Exactly repeat the material, dropping every picture from the copy.

____ Source material

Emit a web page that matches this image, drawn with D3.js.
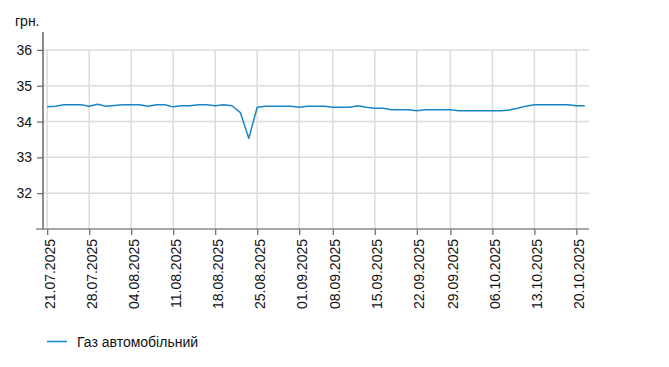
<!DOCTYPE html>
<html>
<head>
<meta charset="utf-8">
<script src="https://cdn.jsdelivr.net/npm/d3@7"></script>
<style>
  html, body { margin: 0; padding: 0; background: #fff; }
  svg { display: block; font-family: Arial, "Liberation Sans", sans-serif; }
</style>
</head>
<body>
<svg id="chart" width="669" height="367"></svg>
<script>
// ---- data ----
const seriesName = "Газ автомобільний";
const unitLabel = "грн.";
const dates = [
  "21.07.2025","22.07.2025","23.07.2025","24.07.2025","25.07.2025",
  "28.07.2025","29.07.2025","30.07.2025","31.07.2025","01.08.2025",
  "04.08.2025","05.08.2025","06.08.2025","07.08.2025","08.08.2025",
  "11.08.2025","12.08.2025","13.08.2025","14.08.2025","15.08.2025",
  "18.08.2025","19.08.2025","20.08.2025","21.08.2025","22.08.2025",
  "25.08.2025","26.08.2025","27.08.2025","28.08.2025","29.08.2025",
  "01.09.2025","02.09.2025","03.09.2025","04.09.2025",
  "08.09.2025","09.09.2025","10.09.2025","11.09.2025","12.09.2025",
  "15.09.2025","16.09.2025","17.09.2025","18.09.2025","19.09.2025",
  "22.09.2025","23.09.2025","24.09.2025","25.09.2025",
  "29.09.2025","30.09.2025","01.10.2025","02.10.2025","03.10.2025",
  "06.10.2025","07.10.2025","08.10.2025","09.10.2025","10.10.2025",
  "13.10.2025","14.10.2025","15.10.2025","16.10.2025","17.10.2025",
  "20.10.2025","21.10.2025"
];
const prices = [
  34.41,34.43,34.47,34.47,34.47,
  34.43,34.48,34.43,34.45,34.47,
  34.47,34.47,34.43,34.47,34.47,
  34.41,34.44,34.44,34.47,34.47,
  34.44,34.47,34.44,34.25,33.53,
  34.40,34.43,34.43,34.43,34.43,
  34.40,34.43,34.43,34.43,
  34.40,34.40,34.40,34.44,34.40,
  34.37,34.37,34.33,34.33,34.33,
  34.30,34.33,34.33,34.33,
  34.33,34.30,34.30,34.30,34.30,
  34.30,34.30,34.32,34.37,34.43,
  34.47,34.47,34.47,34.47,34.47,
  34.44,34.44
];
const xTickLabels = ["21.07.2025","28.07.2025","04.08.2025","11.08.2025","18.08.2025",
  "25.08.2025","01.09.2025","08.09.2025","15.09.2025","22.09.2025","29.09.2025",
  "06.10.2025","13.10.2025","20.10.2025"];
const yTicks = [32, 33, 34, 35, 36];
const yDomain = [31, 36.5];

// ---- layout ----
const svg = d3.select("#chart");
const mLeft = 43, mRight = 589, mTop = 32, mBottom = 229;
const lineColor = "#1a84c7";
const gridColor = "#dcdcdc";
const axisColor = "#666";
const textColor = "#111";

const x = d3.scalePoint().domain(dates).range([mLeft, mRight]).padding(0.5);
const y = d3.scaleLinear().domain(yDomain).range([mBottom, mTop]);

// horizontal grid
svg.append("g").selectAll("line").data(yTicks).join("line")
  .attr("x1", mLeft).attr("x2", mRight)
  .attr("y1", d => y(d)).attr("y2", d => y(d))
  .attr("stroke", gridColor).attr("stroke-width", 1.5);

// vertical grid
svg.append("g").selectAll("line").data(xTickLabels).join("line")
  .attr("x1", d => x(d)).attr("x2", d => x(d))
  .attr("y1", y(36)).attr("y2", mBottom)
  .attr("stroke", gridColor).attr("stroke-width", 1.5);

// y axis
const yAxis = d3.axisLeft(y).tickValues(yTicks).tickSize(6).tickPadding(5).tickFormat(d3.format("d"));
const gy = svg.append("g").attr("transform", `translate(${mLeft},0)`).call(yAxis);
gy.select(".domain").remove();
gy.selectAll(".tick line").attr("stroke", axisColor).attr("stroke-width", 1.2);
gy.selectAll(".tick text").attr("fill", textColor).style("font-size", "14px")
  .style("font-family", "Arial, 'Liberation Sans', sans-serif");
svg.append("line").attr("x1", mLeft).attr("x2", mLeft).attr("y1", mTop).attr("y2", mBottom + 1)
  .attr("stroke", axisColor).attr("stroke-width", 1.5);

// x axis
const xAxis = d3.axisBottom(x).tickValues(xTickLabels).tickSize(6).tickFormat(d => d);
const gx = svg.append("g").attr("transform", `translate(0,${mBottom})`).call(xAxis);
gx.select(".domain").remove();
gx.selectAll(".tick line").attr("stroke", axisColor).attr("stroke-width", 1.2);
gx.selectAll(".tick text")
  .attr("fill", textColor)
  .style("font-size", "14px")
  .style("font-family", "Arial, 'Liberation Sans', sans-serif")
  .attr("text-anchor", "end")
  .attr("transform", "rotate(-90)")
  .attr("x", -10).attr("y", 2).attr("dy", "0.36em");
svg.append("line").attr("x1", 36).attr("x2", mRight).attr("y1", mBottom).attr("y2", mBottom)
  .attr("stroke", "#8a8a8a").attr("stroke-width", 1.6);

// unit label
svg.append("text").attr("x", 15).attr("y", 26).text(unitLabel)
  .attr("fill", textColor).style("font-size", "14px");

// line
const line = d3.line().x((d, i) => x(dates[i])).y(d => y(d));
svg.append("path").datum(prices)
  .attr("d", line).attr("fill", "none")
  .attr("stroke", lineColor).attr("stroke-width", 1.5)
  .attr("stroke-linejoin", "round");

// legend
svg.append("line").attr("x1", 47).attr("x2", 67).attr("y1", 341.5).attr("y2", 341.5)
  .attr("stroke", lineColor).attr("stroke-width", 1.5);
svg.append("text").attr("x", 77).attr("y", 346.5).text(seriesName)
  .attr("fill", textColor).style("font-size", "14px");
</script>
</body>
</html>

________

Expected answer:
Emit a web page that matches this image, drawn with D3.js.
<!DOCTYPE html>
<html>
<head>
<meta charset="utf-8">
<script src="https://cdn.jsdelivr.net/npm/d3@7"></script>
<style>
  html, body { margin: 0; padding: 0; background: #fff; }
  svg { display: block; font-family: Arial, "Liberation Sans", sans-serif; }
</style>
</head>
<body>
<svg id="chart" width="669" height="367"></svg>
<script>
// ---- data ----
const seriesName = "Газ автомобільний";
const unitLabel = "грн.";
const dates = [
  "21.07.2025","22.07.2025","23.07.2025","24.07.2025","25.07.2025",
  "28.07.2025","29.07.2025","30.07.2025","31.07.2025","01.08.2025",
  "04.08.2025","05.08.2025","06.08.2025","07.08.2025","08.08.2025",
  "11.08.2025","12.08.2025","13.08.2025","14.08.2025","15.08.2025",
  "18.08.2025","19.08.2025","20.08.2025","21.08.2025","22.08.2025",
  "25.08.2025","26.08.2025","27.08.2025","28.08.2025","29.08.2025",
  "01.09.2025","02.09.2025","03.09.2025","04.09.2025",
  "08.09.2025","09.09.2025","10.09.2025","11.09.2025","12.09.2025",
  "15.09.2025","16.09.2025","17.09.2025","18.09.2025","19.09.2025",
  "22.09.2025","23.09.2025","24.09.2025","25.09.2025",
  "29.09.2025","30.09.2025","01.10.2025","02.10.2025","03.10.2025",
  "06.10.2025","07.10.2025","08.10.2025","09.10.2025","10.10.2025",
  "13.10.2025","14.10.2025","15.10.2025","16.10.2025","17.10.2025",
  "20.10.2025","21.10.2025"
];
const prices = [
  34.41,34.43,34.47,34.47,34.47,
  34.43,34.48,34.43,34.45,34.47,
  34.47,34.47,34.43,34.47,34.47,
  34.41,34.44,34.44,34.47,34.47,
  34.44,34.47,34.44,34.25,33.53,
  34.40,34.43,34.43,34.43,34.43,
  34.40,34.43,34.43,34.43,
  34.40,34.40,34.40,34.44,34.40,
  34.37,34.37,34.33,34.33,34.33,
  34.30,34.33,34.33,34.33,
  34.33,34.30,34.30,34.30,34.30,
  34.30,34.30,34.32,34.37,34.43,
  34.47,34.47,34.47,34.47,34.47,
  34.44,34.44
];
const xTickLabels = ["21.07.2025","28.07.2025","04.08.2025","11.08.2025","18.08.2025",
  "25.08.2025","01.09.2025","08.09.2025","15.09.2025","22.09.2025","29.09.2025",
  "06.10.2025","13.10.2025","20.10.2025"];
const yTicks = [32, 33, 34, 35, 36];
const yDomain = [31, 36.5];

// ---- layout ----
const svg = d3.select("#chart");
const mLeft = 43, mRight = 589, mTop = 32, mBottom = 229;
const lineColor = "#1a84c7";
const gridColor = "#dcdcdc";
const axisColor = "#666";
const textColor = "#111";

const x = d3.scalePoint().domain(dates).range([mLeft, mRight]).padding(0.5);
const y = d3.scaleLinear().domain(yDomain).range([mBottom, mTop]);

// horizontal grid
svg.append("g").selectAll("line").data(yTicks).join("line")
  .attr("x1", mLeft).attr("x2", mRight)
  .attr("y1", d => y(d)).attr("y2", d => y(d))
  .attr("stroke", gridColor).attr("stroke-width", 1.5);

// vertical grid
svg.append("g").selectAll("line").data(xTickLabels).join("line")
  .attr("x1", d => x(d)).attr("x2", d => x(d))
  .attr("y1", y(36)).attr("y2", mBottom)
  .attr("stroke", gridColor).attr("stroke-width", 1.5);

// y axis
const yAxis = d3.axisLeft(y).tickValues(yTicks).tickSize(6).tickPadding(5).tickFormat(d3.format("d"));
const gy = svg.append("g").attr("transform", `translate(${mLeft},0)`).call(yAxis);
gy.select(".domain").remove();
gy.selectAll(".tick line").attr("stroke", axisColor).attr("stroke-width", 1.2);
gy.selectAll(".tick text").attr("fill", textColor).style("font-size", "14px")
  .style("font-family", "Arial, 'Liberation Sans', sans-serif");
svg.append("line").attr("x1", mLeft).attr("x2", mLeft).attr("y1", mTop).attr("y2", mBottom + 1)
  .attr("stroke", axisColor).attr("stroke-width", 1.5);

// x axis
const xAxis = d3.axisBottom(x).tickValues(xTickLabels).tickSize(6).tickFormat(d => d);
const gx = svg.append("g").attr("transform", `translate(0,${mBottom})`).call(xAxis);
gx.select(".domain").remove();
gx.selectAll(".tick line").attr("stroke", axisColor).attr("stroke-width", 1.2);
gx.selectAll(".tick text")
  .attr("fill", textColor)
  .style("font-size", "14px")
  .style("font-family", "Arial, 'Liberation Sans', sans-serif")
  .attr("text-anchor", "end")
  .attr("transform", "rotate(-90)")
  .attr("x", -10).attr("y", 2).attr("dy", "0.36em");
svg.append("line").attr("x1", 36).attr("x2", mRight).attr("y1", mBottom).attr("y2", mBottom)
  .attr("stroke", "#8a8a8a").attr("stroke-width", 1.6);

// unit label
svg.append("text").attr("x", 15).attr("y", 26).text(unitLabel)
  .attr("fill", textColor).style("font-size", "14px");

// line
const line = d3.line().x((d, i) => x(dates[i])).y(d => y(d));
svg.append("path").datum(prices)
  .attr("d", line).attr("fill", "none")
  .attr("stroke", lineColor).attr("stroke-width", 1.5)
  .attr("stroke-linejoin", "round");

// legend
svg.append("line").attr("x1", 47).attr("x2", 67).attr("y1", 341.5).attr("y2", 341.5)
  .attr("stroke", lineColor).attr("stroke-width", 1.5);
svg.append("text").attr("x", 77).attr("y", 346.5).text(seriesName)
  .attr("fill", textColor).style("font-size", "14px");
</script>
</body>
</html>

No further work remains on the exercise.